I realize that comes across a bit paranoid but it isn't in the least. I have had two incidents that make me feel that way, fortunately neither caused any damage other than to my pride.
The first was we had a rig up on drive on ramps to do a trans swap. I got finished and was bolting in the rear driveshaft. Doing it by myself, I had the t-case in neutral so I could spin the shaft to line it up in the pinion yoke. Got it line up and was tightening the last u-joint strap. I had the wrench angled wrong which turned the pinion and started the rig forward and down off of the drive on ramps with me under the rig. Not being a complete idiot, (as in just dumb enough to forget the parking brake or wheel chocks on the front tires) as the rear axle started to go over me, I reached up and gave it a big ole hug and hung on for the ride after swinging my legs to the middle of the rig so they wouldn't get run over. The wire fence with jasmine on it at the end of the driveway stopped the rig with me still holding on due to only a very slight slope.

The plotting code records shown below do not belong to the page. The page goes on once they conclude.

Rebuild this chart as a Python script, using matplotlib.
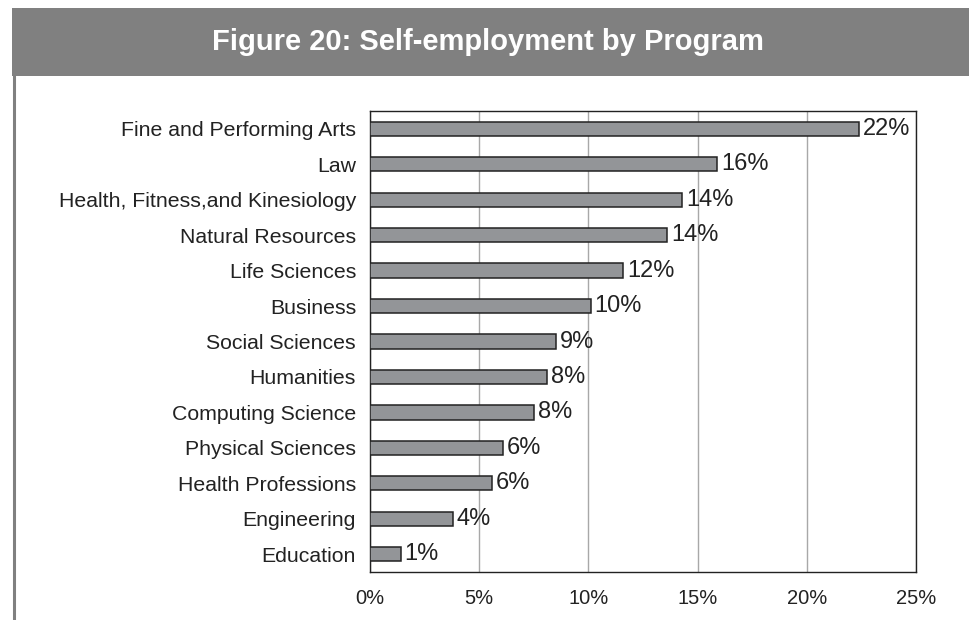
import matplotlib.pyplot as plt
from matplotlib.patches import Rectangle

# data (top to bottom)
programs = ['Fine and Performing Arts', 'Law', 'Health, Fitness,and Kinesiology',
            'Natural Resources', 'Life Sciences', 'Business', 'Social Sciences',
            'Humanities', 'Computing Science', 'Physical Sciences',
            'Health Professions', 'Engineering', 'Education']
shares = [22.4, 15.9, 14.3, 13.6, 11.6, 10.1, 8.5, 8.1, 7.5, 6.1, 5.6, 3.8, 1.4]
share_labels = ['22%', '16%', '14%', '14%', '12%', '10%', '9%', '8%', '8%',
                '6%', '6%', '4%', '1%']
xticks = [0, 5, 10, 15, 20, 25]

plt.rcParams['font.family'] = ['Liberation Sans', 'DejaVu Sans']

W, H = 970, 620
fig = plt.figure(figsize=(W / 100, H / 100), dpi=100)

# title banner and left border line
fig.patches.append(Rectangle((12 / W, 1 - 76 / H), 1, 68 / H,
                             transform=fig.transFigure, facecolor='#808080',
                             edgecolor='none', zorder=0))
fig.lines.append(plt.Line2D([13.5 / W, 13.5 / W], [0, 1 - 76 / H],
                            transform=fig.transFigure, color='#808080', lw=2.2))
fig.text(0.503, 1 - 41.5 / H, 'Figure 20: Self-employment by Program',
         ha='center', va='center', color='white', fontsize=21, fontweight='bold')

ax = fig.add_axes([370 / W, 1 - 572 / H, (916 - 370) / W, (572 - 111) / H])
ypos = list(range(len(programs)))[::-1]
ax.barh(ypos, shares, height=0.40, color='#939598', edgecolor='#222222',
        linewidth=1.1, zorder=3)
for y, v, lab in zip(ypos, shares, share_labels):
    ax.text(v + 0.18, y, lab, va='center', ha='left', fontsize=17, color='#222222')

ax.set_xlim(0, 25)
ax.set_ylim(-0.5, len(programs) - 0.5)
ax.set_xticks(xticks)
ax.set_xticklabels([f'{t}%' for t in xticks], fontsize=14.5, color='#222222')
ax.set_yticks(ypos)
ax.set_yticklabels(programs, fontsize=15.3, color='#222222')
ax.tick_params(axis='y', length=0, pad=10)
ax.tick_params(axis='x', length=0, pad=12)
ax.grid(axis='x', color='#a8a8a8', linewidth=1, zorder=0)
for s in ax.spines.values():
    s.set_color('#222222')
    s.set_linewidth(1)

fig.savefig('out.png', dpi=100)
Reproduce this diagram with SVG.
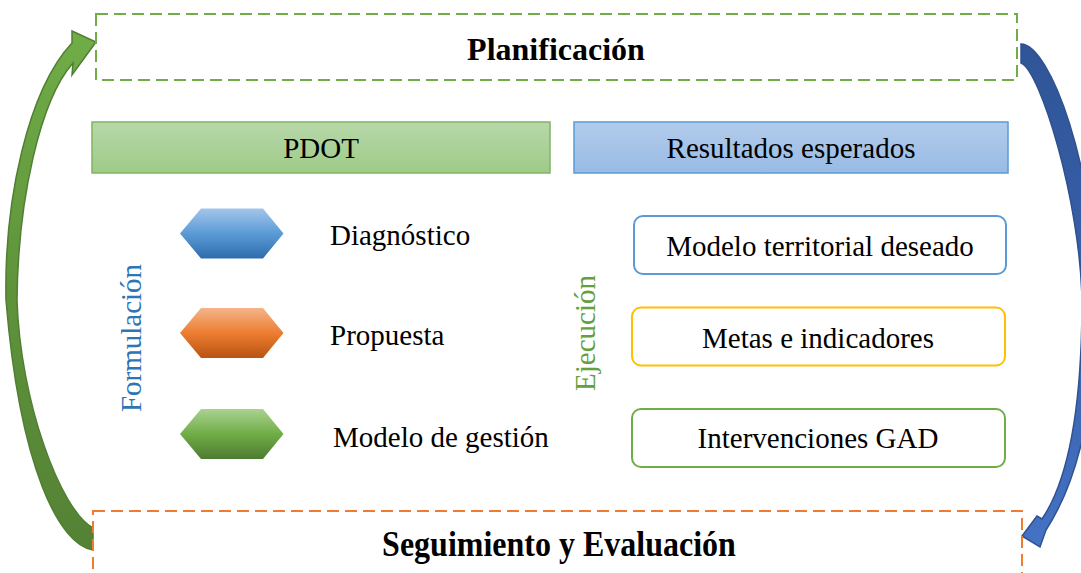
<svg xmlns="http://www.w3.org/2000/svg" width="1081" height="573" viewBox="0 0 1081 573">
<defs>
<linearGradient id="gPdot" x1="0" y1="0" x2="0" y2="1"><stop offset="0" stop-color="#B7D8A9"/><stop offset="1" stop-color="#9ECB87"/></linearGradient>
<linearGradient id="gRes" x1="0" y1="0" x2="0" y2="1"><stop offset="0" stop-color="#B3CBEB"/><stop offset="1" stop-color="#98BBE4"/></linearGradient>
<linearGradient id="hBlue" x1="0" y1="0" x2="0" y2="1"><stop offset="0" stop-color="#A3C5EA"/><stop offset="0.5" stop-color="#5B9BD5"/><stop offset="1" stop-color="#2E6CAD"/></linearGradient>
<linearGradient id="hOrange" x1="0" y1="0" x2="0" y2="1"><stop offset="0" stop-color="#F5B48A"/><stop offset="0.5" stop-color="#ED7D31"/><stop offset="1" stop-color="#B95412"/></linearGradient>
<linearGradient id="hGreen" x1="0" y1="0" x2="0" y2="1"><stop offset="0" stop-color="#AAD291"/><stop offset="0.5" stop-color="#70AD47"/><stop offset="1" stop-color="#4E7B31"/></linearGradient>
<linearGradient id="aGreen" x1="0" y1="0" x2="0" y2="1"><stop offset="0" stop-color="#70AD47"/><stop offset="0.5" stop-color="#5F933B"/><stop offset="1" stop-color="#548235"/></linearGradient>
<linearGradient id="aBlue" x1="0" y1="0" x2="0" y2="1"><stop offset="0" stop-color="#2F5597"/><stop offset="0.6" stop-color="#3B63AE"/><stop offset="1" stop-color="#4472C4"/></linearGradient>
</defs>
<style>
.title{font-family:"Liberation Serif","Times New Roman",serif;font-weight:bold;font-size:32px;fill:#000;text-anchor:middle}
.lbl{font-family:"Liberation Serif","Times New Roman",serif;font-size:29px;fill:#000}
.mid{text-anchor:middle}
.dashG{fill:none;stroke:#70AD47;stroke-width:2;stroke-dasharray:12 6}
.dashO{fill:none;stroke:#ED7D31;stroke-width:2;stroke-dasharray:12 6}
.rbox{fill:#fff;stroke-width:2}
</style>
<rect width="1081" height="573" fill="#fff"/>

<g id="connectors">
<path id="arrowGreen" d="M 93 550 C 60 545, 20 470, 6 300 C 4 200, 28 90, 72 43 L 72 31 L 96 42 L 72 75 L 73 63 C 40 100, 18 200, 17 300 C 20 400, 60 510, 93 528 Z" fill="url(#aGreen)" stroke="#507E32" stroke-width="1.5" stroke-linejoin="miter"/>
<path id="arrowBlue" d="M 1021 44 C 1050 44, 1096 170, 1096 300 C 1096 420, 1072 490, 1046 530 L 1040 547 L 1022 536 L 1037 516 L 1042 519 C 1065 485, 1082 420, 1082 300 C 1080 200, 1040 70, 1021 63 Z" fill="url(#aBlue)" stroke="#2F528F" stroke-width="1.5"/>
</g>

<g id="planificacion">
<rect x="96" y="14" width="921" height="66" class="dashG"/>
<text x="556" y="60" class="title">Planificación</text>
</g>

<g id="seguimiento">
<rect x="93" y="511" width="929" height="90" class="dashO"/>
<text x="559" y="556" class="title" transform="translate(559 556) scale(1 1.12) translate(-559 -556)">Seguimiento y Evaluación</text>
</g>

<g id="pdot">
<rect x="92" y="122" width="458" height="51" fill="url(#gPdot)" stroke="#82B366" stroke-width="1.5"/>
<text x="321" y="158" class="lbl mid">PDOT</text>
</g>

<g id="resultados">
<rect x="574" y="122" width="434" height="51" fill="url(#gRes)" stroke="#5B9BD5" stroke-width="1.5"/>
<text x="791" y="158" class="lbl mid">Resultados esperados</text>
</g>

<g id="formulacion">
<text transform="translate(141 338) rotate(-90)" class="lbl mid" style="fill:#2E75B6">Formulación</text>
</g>

<g id="ejecucion">
<text transform="translate(595 333) rotate(-90)" class="lbl mid" style="fill:#64A03E">Ejecución</text>
</g>

<g id="diagnostico">
<polygon points="180,233.5 201,208.5 263,208.5 283.5,233.5 263,258.5 201,258.5" fill="url(#hBlue)"/>
<text x="330" y="245" class="lbl">Diagnóstico</text>
</g>

<g id="propuesta">
<polygon points="180,333 201,308 263,308 283.5,333 263,358 201,358" fill="url(#hOrange)"/>
<text x="330" y="345" class="lbl">Propuesta</text>
</g>

<g id="gestion">
<polygon points="180,434 201,409 263,409 283.5,434 263,459 201,459" fill="url(#hGreen)"/>
<text x="333" y="447" class="lbl">Modelo de gestión</text>
</g>

<g id="modeloTerritorial">
<rect x="634" y="216" width="372" height="58" rx="9" class="rbox" stroke="#5B9BD5"/>
<text x="820" y="256" class="lbl mid">Modelo territorial deseado</text>
</g>

<g id="metas">
<rect x="632" y="307.5" width="373" height="58" rx="9" class="rbox" stroke="#FFC000"/>
<text x="818" y="348" class="lbl mid">Metas e indicadores</text>
</g>

<g id="intervenciones">
<rect x="632" y="409" width="373" height="58" rx="9" class="rbox" stroke="#70AD47"/>
<text x="818" y="448" class="lbl mid">Intervenciones GAD</text>
</g>
</svg>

Fast forward a year later and I have the same rig in the same spot facing the same way building all new suspension under and I have it on 8 jack stands. Doing the leveling thing again, I jacked up the front of the frame 3/8" to put a 1/4" shim on top of that jack stand. As soon as it moved from 5/16" to 3/8", the rig tipped forward and fell off of all 8 stands with no frame brackets for the control arms on the frame so the frame wound up sitting flat on the concrete.
In the process, it almost flopped over on it's side. As it was tipping all the jack stands forward, the jack I was using didn't move so it wound up directly under the oil pan right behind the harmonic balancer and tipped the rig over to the side just about going over until it slipped off the jack and let the rig fall back flat.
I now have 8 big D ring trailer tie downs bolted to the concrete and we do not get under a rig until it is strapped down to the concrete and can't possible tip over. Be safe, be aware, and know if it can go wrong, it will. I'm lucky to have not even gotten a scratch twice. I should have learned the first time. Don't be like me.
Pay close attention to floor jack basics. The lifting arm moves in a radius. That means when you are raising the rig, if the jack can not roll, the lifting arm will move the rig instead of the jack rolling under the load and keep the load roughly stationary.
That means if one of the jack wheels hits a small chunk of metal, a nut, or just gravel or debris, it won't roll. That is very dangerous if you have a jack stand under one side and are lifting the other to place another stand because the jack will pull the rig and tip over the first stand and drop the whole mess. Not bad if you have the tires on and a way to move out of harm's way, but with no tires on, it can get dangerous quickly. Pay attention and watch the rig and the jack at the same time so the jack is moving the way it is supposed to and only moving the load up.
If you are lifting the rig by the axles with stands under the frame, be aware that the axle moves sideways as it comes up. Put smaller stands under the axle, jack it up a few inches, set it on the stands and release the jack. That will let you reposition back under the center of the axle and it won't try to tilt the jack over sideways or tilt the frame sideways off the frame stands.
I have had 2 floor jacks from Harbor Freight for a very long time, one regular lift and one low profile. No problems with either one. Not very expensive and they work just fine. But to be fair, I am not a mechanic so I don't use them every day. When I do need them, they work great.